The move includes changes to intellectual property rulings, liability capping and insurance requirements.
Grantly Mailes, South Australia's chief information officer (CIO), said that a new eProjects Panel, due to begin in the second quarter, would also cut the time taken for smaller companies to apply for projects valued up to AU$750,000.
Responding to tenders can take a week or more out of the business for a small business managing director, who is usually also the business owner.
Mailes said that the idea of the e-marketplace is that all government agencies and enterprises would be able to request a quote from companies registered on the eProjects Panel.
"The agencies can go to the panel, and, based on dollar value, require two or three written quotes to get the jobs done," he said.
"We will already have on record each vendor's skills and capabilities, key personnel and financial and insurance status to assist agencies in vendor selection."
Agencies will be able to release their work specifications to selected vendors, who will only be required to submit suggested staff for the work, methodology and price.
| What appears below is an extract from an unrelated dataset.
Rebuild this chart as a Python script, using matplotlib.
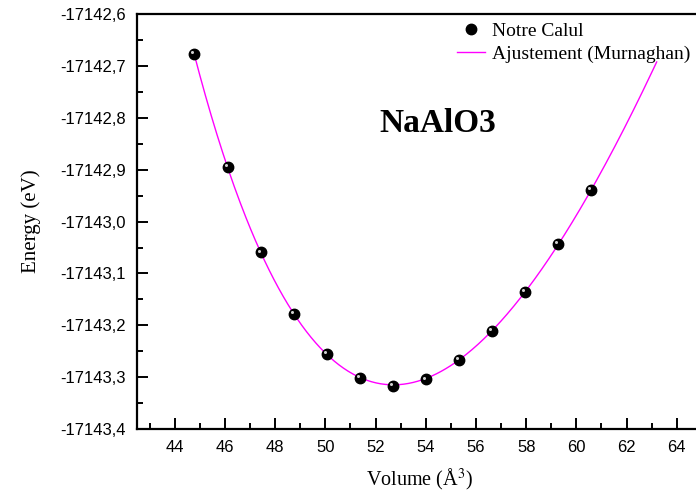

The Web marketplace will provide templates for agencies putting the work out as well as templates for vendor responses.
"We are also seeking concessions on limit of liability and insurance levels and we are looking to make sure that the panel contracts are appropriate to the scale and nature of the work categories," he said.
Currently there is a requirement of unlimited liability even for the provision of relatively low-cost services to government.
"What we are trying to do is align the limit of liability so that it's more sensitive to the risk profile of the work being done," he said.
David Raffen, chair of the ICT Council for South Australia, said he would support anything the government could do to reduce the cost of dealing with red tape and give more firms access to government ICT spend.
"All end of guarantees are required for companies to engage with government, and they are well and truly beyond the means of small business," Raffen said.
"Unlimited liability insurance is a large cost that doesn't bring any other benefit to the organisation. The current process marginalises smaller companies from being able to demonstrate their product to agencies."
The state government is also considering a relaxation of some ICT intellectual property arrangements. Currently, the government owns all the IP rights in work carried out by ICT contractors.
"We might consider some form of joint ownership of the technology, so that if it can be commercialised, government could have a view on how that might be done," Mailes said.